Andy Miller

David Keenan, literary disruptor in chief

This wild and labyrinthine novel is an artistic gamble that more than pays off, and is in turns romantic, funny, terrifying and sincere

David Keenan at the Imagine the World Hay Festival in Mexico in 2018. Credit: Pedro Martin Gonzalez Castillo/Getty Images

Near to the heart of this wild and labyrinthine novel — on page 516 of 808 — a character in a letter addressed to his future self within the reminiscence of a disfigured and imprisoned second world war sailor who will subsequently be transformed via sorcery, surgery and sex into a medium and prophet, eventually finding his way to Scotland where he will marry his own wife again, though possibly not in that order, states the following:

My studies in magic and experimental psychology and of course alchemy suggested that the goal of magical practice, which had become the goal of art practice, was a reuniting of fractured selves across time… This feeling of union, of union with the past, the present and the future, in a place that was outside of time, well, it was palpable, to say the least. And true to our beliefs, our gamble with art changed everything.

‘A gamble with art’ is a fitting description of Monument Maker, the novel as ‘a place outside of time’, where the author can combine a huge variety of characters with a multiplicity of ideas, memories and esoteric reading.

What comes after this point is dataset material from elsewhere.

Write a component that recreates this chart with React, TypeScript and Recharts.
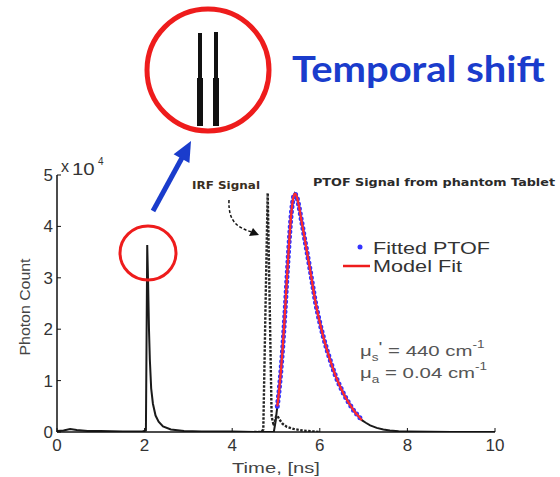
import React from 'react';
import { ComposedChart, Line, XAxis, YAxis } from 'recharts';

// values in units of 10^4 photon counts, time in ns
const xTicks = [0, 2, 4, 6, 8, 10];
const yTicks = [0, 1, 2, 3, 4, 5];

const measuredSignal: [number, number][] = [
  [0, 0.02], [0.15, 0.03], [0.3, 0.06], [0.45, 0.04], [0.7, 0.02], [1.0, 0.02], [1.5, 0.01],
  [1.95, 0.01], [2.03, 0.03], [2.06, 3.64], [2.08, 2.9], [2.1, 2.0], [2.12, 1.4], [2.15, 0.85],
  [2.19, 0.55], [2.25, 0.32], [2.32, 0.2], [2.42, 0.11], [2.6, 0.05], [2.9, 0.02], [3.3, 0.01],
  [4.0, 0.01], [4.5, 0.0], [4.95, 0.0], [4.99, 0.2], [5.03, 0.5], [5.07, 0.8], [5.11, 1.17],
  [5.15, 1.6], [5.19, 2.12], [5.23, 2.7], [5.27, 3.28], [5.31, 3.82], [5.35, 4.26], [5.39, 4.54],
  [5.43, 4.64], [5.47, 4.59], [5.52, 4.41], [5.58, 4.12], [5.64, 3.84], [5.7, 3.54], [5.76, 3.25],
  [5.82, 2.94], [5.88, 2.63], [5.94, 2.36], [6.0, 2.13], [6.09, 1.82], [6.18, 1.55], [6.27, 1.31],
  [6.36, 1.09], [6.45, 0.91], [6.54, 0.75], [6.63, 0.61], [6.72, 0.49], [6.81, 0.38], [6.9, 0.29],
  [6.96, 0.23], [7.05, 0.18], [7.15, 0.13], [7.3, 0.08], [7.45, 0.05], [7.6, 0.03], [7.8, 0.015],
  [8.0, 0.01], [9.0, 0.0], [10.0, 0.0],
];

const irfSignal: [number, number][] = [
  [4.5, 0.0], [4.66, 0.0], [4.71, 0.05], [4.76, 2.4], [4.81, 4.65], [4.86, 2.3], [4.9, 0.3],
  [4.95, 0.12], [5.0, 0.3], [5.03, 0.32], [5.08, 0.24], [5.15, 0.16], [5.25, 0.1], [5.4, 0.06],
  [5.6, 0.03], [5.8, 0.015], [6.0, 0.0],
];

const fittedPtof: [number, number][] = [
  [5.03, 0.5], [5.05, 0.64], [5.07, 0.8], [5.09, 0.98], [5.11, 1.17], [5.13, 1.38], [5.15, 1.6],
  [5.17, 1.85], [5.19, 2.12], [5.21, 2.4], [5.23, 2.7], [5.25, 3.0], [5.27, 3.28], [5.29, 3.56],
  [5.31, 3.82], [5.33, 4.06], [5.35, 4.26], [5.37, 4.42], [5.39, 4.54], [5.41, 4.61], [5.43, 4.64],
  [5.46, 4.61], [5.49, 4.53], [5.52, 4.41], [5.55, 4.27], [5.58, 4.12], [5.61, 3.98], [5.64, 3.83],
  [5.67, 3.68], [5.7, 3.54], [5.73, 3.39], [5.76, 3.25], [5.79, 3.1], [5.82, 2.94], [5.85, 2.79],
  [5.88, 2.63], [5.91, 2.48], [5.94, 2.36], [5.97, 2.24], [6.0, 2.13], [6.03, 2.02], [6.06, 1.92],
  [6.09, 1.82], [6.12, 1.73], [6.15, 1.64], [6.18, 1.55], [6.21, 1.47], [6.24, 1.39], [6.27, 1.31],
  [6.3, 1.23], [6.33, 1.16], [6.36, 1.09], [6.39, 1.03], [6.42, 0.97], [6.45, 0.91], [6.48, 0.86],
  [6.51, 0.8], [6.54, 0.75], [6.57, 0.7], [6.6, 0.66], [6.63, 0.61], [6.66, 0.57], [6.69, 0.53],
  [6.72, 0.49], [6.75, 0.45], [6.78, 0.41], [6.81, 0.38], [6.84, 0.35], [6.87, 0.32], [6.9, 0.29],
  [6.93, 0.26], [6.96, 0.23],
];

const modelFit: [number, number][] = [
  [5.03, 0.5], [5.07, 0.8], [5.11, 1.17], [5.15, 1.6], [5.19, 2.12], [5.23, 2.7], [5.27, 3.28],
  [5.31, 3.82], [5.35, 4.26], [5.39, 4.54], [5.43, 4.64], [5.47, 4.59], [5.52, 4.41], [5.58, 4.12],
  [5.64, 3.84], [5.7, 3.54], [5.76, 3.25], [5.82, 2.94], [5.88, 2.63], [5.94, 2.36], [6.0, 2.13],
  [6.09, 1.82], [6.18, 1.55], [6.27, 1.31], [6.36, 1.09], [6.45, 0.91], [6.54, 0.75], [6.63, 0.61],
  [6.72, 0.49], [6.81, 0.38], [6.9, 0.29], [6.96, 0.23],
];

const toRows = (arr: [number, number][]) => arr.map(([t, v]) => ({ t, v }));

const FONT = '"Liberation Sans", Arial, sans-serif';
const RED = '#ee1c1c';
const BLUE = '#1a3ccc';

function Overlay() {
  const tip = [191, 141];
  return (
    <svg width={560} height={477} style={{ position: 'absolute', left: 0, top: 0, pointerEvents: 'none' }}>
      {/* zoomed inset */}
      <circle cx={208} cy={70} r={61} fill="none" stroke={RED} strokeWidth={5} />
      <rect x={198} y={33} width={4} height={48} fill="#111" />
      <rect x={197} y={78} width={6} height={48} fill="#111" />
      <rect x={214} y={32} width={4} height={50} fill="#111" />
      <rect x={213} y={78} width={6} height={48} fill="#111" />
      <g transform="translate(292,82) scale(1.08,1)">
        <text x={0} y={0} fontFamily="Lato, 'Open Sans', sans-serif" fontWeight={700} fontSize={37} fill={BLUE}>Temporal shift</text>
      </g>
      {/* blue arrow */}
      <line x1={153} y1={211} x2={183} y2={156} stroke={BLUE} strokeWidth={5} />
      <polygon points={`${tip[0]},${tip[1]} 173.6,154.3 189.4,162.9`} fill={BLUE} />
      {/* small red circle */}
      <ellipse cx={148} cy={253} rx={28} ry={27} fill="none" stroke={RED} strokeWidth={3} />
      {/* x 10^4 */}
      <text x={61} y={172} fontFamily={FONT} fontSize={16} fill="#333">x</text>
      <g transform="translate(72,175) scale(1.2,1)">
        <text x={0} y={0} fontFamily={FONT} fontSize={17} fill="#333">10</text>
      </g>
      <text x={98} y={165} fontFamily={FONT} fontSize={10} fill="#333">4</text>
      {/* IRF label and arrow */}
      <g transform="translate(192,189)">
        <text x={0} y={0} fontFamily="'DejaVu Sans', sans-serif" fontWeight={700} fontSize={10} fill="#3a2e22" textLength={68} lengthAdjust="spacingAndGlyphs">IRF Signal</text>
      </g>
      <path d="M229,200 C228,222 238,228 252,232" fill="none" stroke="#111" strokeWidth={1.5} strokeDasharray="3 2" />
      <polygon points="259,235 249,236 253,228" fill="#111" />
      <text x={313} y={186} fontFamily="'DejaVu Sans', sans-serif" fontWeight={700} fontSize={10.5} fill="#2a2a2a" textLength={242} lengthAdjust="spacingAndGlyphs">PTOF Signal from phantom Tablet</text>
      {/* legend */}
      <circle cx={360} cy={247} r={2.5} fill="#3333ff" />
      <text x={373} y={254} fontFamily={FONT} fontSize={16} fill="#333" textLength={117} lengthAdjust="spacingAndGlyphs">Fitted PTOF</text>
      <line x1={343} y1={266} x2={370} y2={266} stroke={RED} strokeWidth={2.5} />
      <text x={373} y={272} fontFamily={FONT} fontSize={16} fill="#333" textLength={89} lengthAdjust="spacingAndGlyphs">Model Fit</text>
      {/* optical properties */}
      <g transform="translate(360,356) scale(1.36,1)" fontFamily={FONT} fill="#555">
        <text x={0} y={0} fontSize={15}>μ<tspan fontSize={10} dy={5}>s</tspan><tspan fontSize={15} dy={-9}>'</tspan><tspan dy={4} fontSize={15}>  = 440 cm</tspan><tspan fontSize={10} dy={-8}>-1</tspan></text>
      </g>
      <g transform="translate(360,378) scale(1.36,1)" fontFamily={FONT} fill="#555">
        <text x={0} y={0} fontSize={15}>μ<tspan fontSize={10} dy={5}>a</tspan><tspan dy={-5} fontSize={15}> = 0.04 cm</tspan><tspan fontSize={10} dy={-8}>-1</tspan></text>
      </g>
      {/* axis titles */}
      <text x={0} y={0} transform="translate(30,307) rotate(-90)" textAnchor="middle" fontFamily={FONT} fontSize={15} fill="#444" textLength={97} lengthAdjust="spacingAndGlyphs">Photon Count</text>
      <text x={276} y={473} textAnchor="middle" fontFamily={FONT} fontSize={15} fill="#444" textLength={88} lengthAdjust="spacingAndGlyphs">Time, [ns]</text>
    </svg>
  );
}

export default function App() {
  const axisTick = { fill: '#333', fontSize: 17, fontFamily: FONT };
  return (
    <div style={{ position: 'absolute', left: 0, top: 0, width: 560, height: 477, background: '#fff' }}>
      <ComposedChart width={560} height={477} margin={{ top: 175, right: 65, bottom: 0, left: 0 }}>
        <XAxis
          type="number"
          dataKey="t"
          domain={[0, 10]}
          ticks={xTicks}
          height={45}
          allowDataOverflow
          axisLine={{ stroke: '#111', strokeWidth: 1.5 }}
          tickLine={{ stroke: '#111' }}
          tickSize={-4}
          tickMargin={11}
          tick={axisTick}
        />
        <YAxis
          type="number"
          domain={[0, 5]}
          ticks={yTicks}
          width={57}
          allowDataOverflow
          axisLine={{ stroke: '#111', strokeWidth: 1.5 }}
          tickLine={{ stroke: '#111' }}
          tickSize={-4}
          tickMargin={8}
          tick={axisTick}
        />
        <Line data={toRows(measuredSignal)} dataKey="v" type="linear" stroke="#1a1a1a" strokeWidth={2} dot={false} isAnimationActive={false} />
        <Line data={toRows(irfSignal)} dataKey="v" type="linear" stroke="#222" strokeWidth={2.4} strokeDasharray="2.5 1.5" dot={false} isAnimationActive={false} />
        <Line data={toRows(fittedPtof)} dataKey="v" type="linear" stroke="#3333ff" strokeWidth={5} strokeLinecap="round" strokeDasharray="0 5" dot={false} activeDot={false} isAnimationActive={false} />
        <Line data={toRows(modelFit)} dataKey="v" type="monotone" stroke="#ff2a2a" strokeWidth={2.2} dot={false} isAnimationActive={false} />
      </ComposedChart>
      <Overlay />
    </div>
  );
}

And the book can be considered an artistic gamble too, with its author’s reputation as the high stake.

It is the fourth novel David Keenan has published in as many years. This Is Memorial Device (2017), set in the post-punk scene of early 1980s Scotland, was a cult hit; For the Good Times (2019) won the Gordon Burn Prize; and last year’s Xstabeth attracted attention from figures as diverse as Edna O’Brien, Salena Godden and Kim Gordon. Monument Maker features references to characters and locations from its predecessors in what is increasingly looking like either a cycle of novels or one vast fictional gallimaufry.